The three none of us had met before were Ming, Abby and Vanessa. (And now I backtrack to say that because it's the International Meetup, I understand why someone would come to a stranger's football party if they were Chinese. Maybe it's better not explained.) Ming had gone to college in Indiana, and he arrived wearing a Colts t-shirt. Vanessa had commented on the website that she LOVES football! and she was attentive for the first twenty minutes of the game. Then she started chatting with Abby and did not stop until the game was over.
There was plenty of food--everyone brought something, and everyone brought lots. Scott had picked up giant cookies at an Italian bakery. I was the first to try one, a peanut-butter cookie with chocolate frosting that I nibbled away at for an hour. I told him I hated myself for how much I loved that cookie. I told him that in a few days I'd ask him where he got the cookies and he needed to promise me he wouldn't tell me.
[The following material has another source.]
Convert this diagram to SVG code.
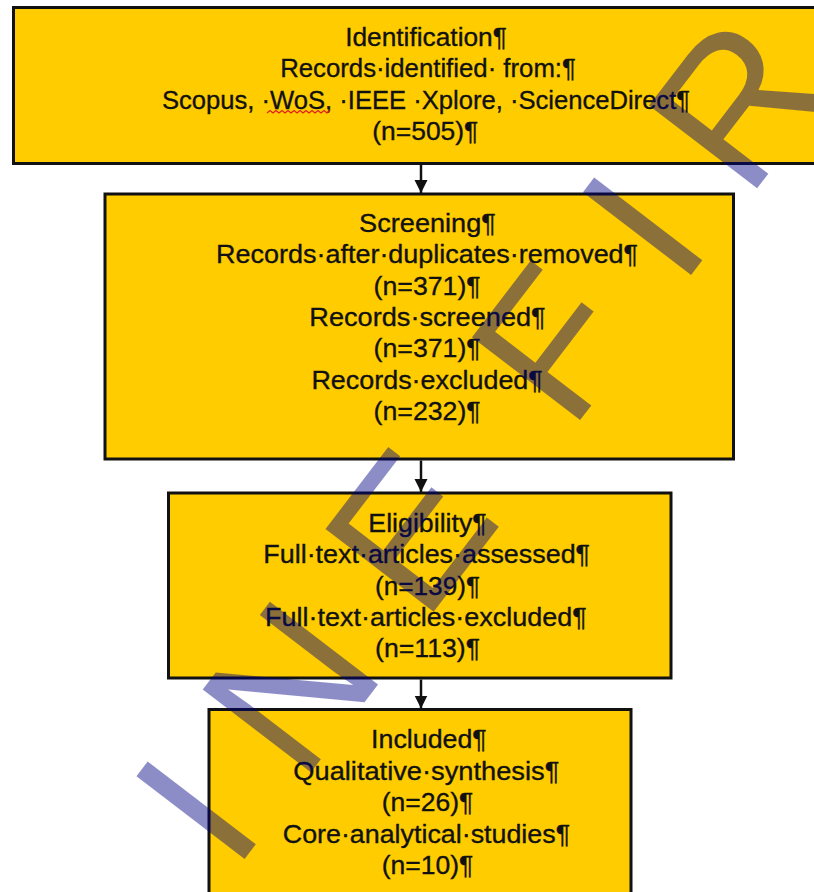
<svg xmlns="http://www.w3.org/2000/svg" width="814" height="892" viewBox="0 0 814 892">
<defs>
<style>
.box{fill:#FFCC00;stroke:#111;stroke-width:3}
.t{font-family:"Liberation Sans",Arial,sans-serif;font-size:26.5px;fill:#111;stroke:#111;stroke-width:0.35;text-anchor:middle}
.conn{stroke:#111;stroke-width:2.5;fill:none}
.wm{font-family:"Liberation Sans",Arial,sans-serif;font-size:198px;fill:#000080;fill-opacity:0.45}
</style>
<marker id="arr" markerUnits="userSpaceOnUse" markerWidth="14" markerHeight="15" refX="13" refY="7" orient="auto">
<path d="M0,0.5 L13,7 L0,13.5 Z" fill="#111"/>
</marker>
</defs>
<rect x="0" y="0" width="814" height="892" fill="#FFFFFF"/>

<g id="node-identification">
<rect class="box" x="13.5" y="7.5" width="810" height="156"/>
<text class="t" x="426" y="46" textLength="161.7" lengthAdjust="spacingAndGlyphs">Identification¶</text>
<text class="t" x="428" y="77.4" textLength="295.7" lengthAdjust="spacingAndGlyphs">Records·identified· from:¶</text>
<text class="t" x="426" y="108.8" textLength="528" lengthAdjust="spacingAndGlyphs">Scopus, ·WoS, ·IEEE ·Xplore, ·ScienceDirect¶</text>
<polyline points="267,113 270,110.5 273,113 276,110.5 279,113 282,110.5 285,113 288,110.5 291,113 294,110.5 297,113 300,110.5 303,113 306,110.5 309,113 312,110.5 315,113 318,110.5 321,113 324,110.5 327,113 330,110.5" fill="none" stroke="#E02020" stroke-width="1.2"/>
<text class="t" x="425.3" y="140.2" textLength="106" lengthAdjust="spacingAndGlyphs">(n=505)¶</text>
</g>

<g id="node-screening">
<rect class="box" x="105" y="194" width="628.5" height="265"/>
<text class="t" x="427.5" y="231.7" textLength="136.8" lengthAdjust="spacingAndGlyphs">Screening¶</text>
<text class="t" x="427.1" y="263.1" textLength="422" lengthAdjust="spacingAndGlyphs">Records·after·duplicates·removed¶</text>
<text class="t" x="427.1" y="294.5" textLength="107" lengthAdjust="spacingAndGlyphs">(n=371)¶</text>
<text class="t" x="427.5" y="325.9" textLength="236.3" lengthAdjust="spacingAndGlyphs">Records·screened¶</text>
<text class="t" x="427.1" y="357.3" textLength="107" lengthAdjust="spacingAndGlyphs">(n=371)¶</text>
<text class="t" x="427.1" y="388.7" textLength="231.4" lengthAdjust="spacingAndGlyphs">Records·excluded¶</text>
<text class="t" x="427.1" y="420.1" textLength="107" lengthAdjust="spacingAndGlyphs">(n=232)¶</text>
</g>

<g id="node-eligibility">
<rect class="box" x="168.5" y="493" width="502.5" height="185"/>
<text class="t" x="427.5" y="531.7" textLength="118.4" lengthAdjust="spacingAndGlyphs">Eligibility¶</text>
<text class="t" x="426.7" y="563.1" textLength="326.7" lengthAdjust="spacingAndGlyphs">Full·text·articles·assessed¶</text>
<text class="t" x="427.5" y="594.5" textLength="105" lengthAdjust="spacingAndGlyphs">(n=139)¶</text>
<text class="t" x="425.9" y="625.9" textLength="321.7" lengthAdjust="spacingAndGlyphs">Full·text·articles·excluded¶</text>
<text class="t" x="427.5" y="657.3" textLength="105" lengthAdjust="spacingAndGlyphs">(n=113)¶</text>
</g>

<g id="node-included">
<rect class="box" x="209" y="709.5" width="422" height="200"/>
<text class="t" x="428.9" y="748.3" textLength="115.7" lengthAdjust="spacingAndGlyphs">Included¶</text>
<text class="t" x="426.3" y="779.7" textLength="266" lengthAdjust="spacingAndGlyphs">Qualitative·synthesis¶</text>
<text class="t" x="427.5" y="811.1" textLength="91.6" lengthAdjust="spacingAndGlyphs">(n=26)¶</text>
<text class="t" x="426.4" y="842.5" textLength="287.3" lengthAdjust="spacingAndGlyphs">Core·analytical·studies¶</text>
<text class="t" x="427.5" y="873.9" textLength="91.6" lengthAdjust="spacingAndGlyphs">(n=10)¶</text>
</g>

<g id="connectors">
<line class="conn" x1="421" y1="165" x2="421" y2="193" marker-end="url(#arr)"/>
<line class="conn" x1="421" y1="460.5" x2="421" y2="492" marker-end="url(#arr)"/>
<line class="conn" x1="421" y1="679.5" x2="421" y2="708.5" marker-end="url(#arr)"/>
</g>

<g id="watermark" transform="rotate(-52.6)">
<text class="wm" x="-552 -441 -239 2.5 183 294" y="716">INEFIR</text>
</g>
</svg>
During one of the less-entertaining commercial breaks, we mostly turned to the middle of the room and, because a commercial for CSI was on, talked about crime procedural shows. Then we talked about shows with hokey plot twists, and Vanessa mentioned some kind of five-year plot jump in the series Ghost Whisperer, saying it was hokey.
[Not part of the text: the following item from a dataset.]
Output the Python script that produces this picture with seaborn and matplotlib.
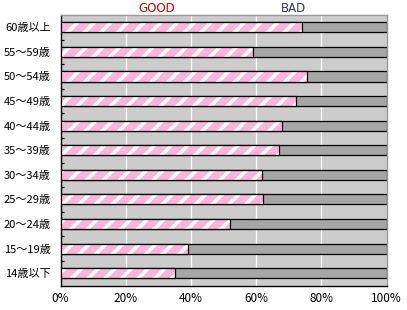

Scott laughed. "What do you expect? It's a show about someone who whispers to ghosts."
Vanessa shifted in her seat. "You mean, you don't believe in ghosts?" Scott, taken aback, mildly noted that he doesn't. Vanessa said that it didn't matter whether he believes in ghosts or not, because they're real.
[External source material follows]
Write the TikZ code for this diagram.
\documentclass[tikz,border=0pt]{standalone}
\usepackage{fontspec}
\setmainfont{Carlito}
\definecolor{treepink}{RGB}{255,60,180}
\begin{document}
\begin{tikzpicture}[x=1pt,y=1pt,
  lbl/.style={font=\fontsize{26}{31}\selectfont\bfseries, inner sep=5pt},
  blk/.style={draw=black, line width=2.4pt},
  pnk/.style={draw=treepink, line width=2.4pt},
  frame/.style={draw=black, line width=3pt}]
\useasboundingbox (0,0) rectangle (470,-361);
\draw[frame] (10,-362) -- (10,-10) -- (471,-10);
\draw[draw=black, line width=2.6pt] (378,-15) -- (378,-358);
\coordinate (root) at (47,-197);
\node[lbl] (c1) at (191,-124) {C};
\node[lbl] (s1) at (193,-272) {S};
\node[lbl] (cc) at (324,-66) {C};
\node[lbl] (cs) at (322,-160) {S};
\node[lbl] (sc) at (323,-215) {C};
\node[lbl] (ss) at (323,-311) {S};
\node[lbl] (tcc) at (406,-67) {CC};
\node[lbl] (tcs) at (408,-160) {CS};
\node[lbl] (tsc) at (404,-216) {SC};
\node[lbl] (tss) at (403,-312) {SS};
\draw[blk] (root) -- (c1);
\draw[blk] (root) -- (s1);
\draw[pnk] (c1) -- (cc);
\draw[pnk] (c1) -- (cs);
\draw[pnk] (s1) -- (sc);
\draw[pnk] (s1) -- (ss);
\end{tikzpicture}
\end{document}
This led to a spirited debate (oy vey, the pun) between Vanessa and Abby. Vanessa's central claim was, "Ghosts must be real, because I see them all the time." Abby's claim was, "Ghosts can't be real, because Jesus would never let that happen."
After the game wrapped up and people filed out, a core group of four of us stayed to gossip about the people we just met. "What was that about?" Scott asked. We agreed that we'd never expected that a Super Bowl party would become a supernatural debate. Scott said, "I knew I should just say out of it, but then 'drew, you started making fun of them."
I said, "Really?" I couldn't remember making fun. Scott assured me that once the ghost conversation started I turned to him and put on a spooky voice to say, "Sco-o-o-o-ott! There are gho-o-o-sts in your apa-a-a-rtment!" And once he mentioned it, I had to admit it was probably true. I chalked it up to being possessed.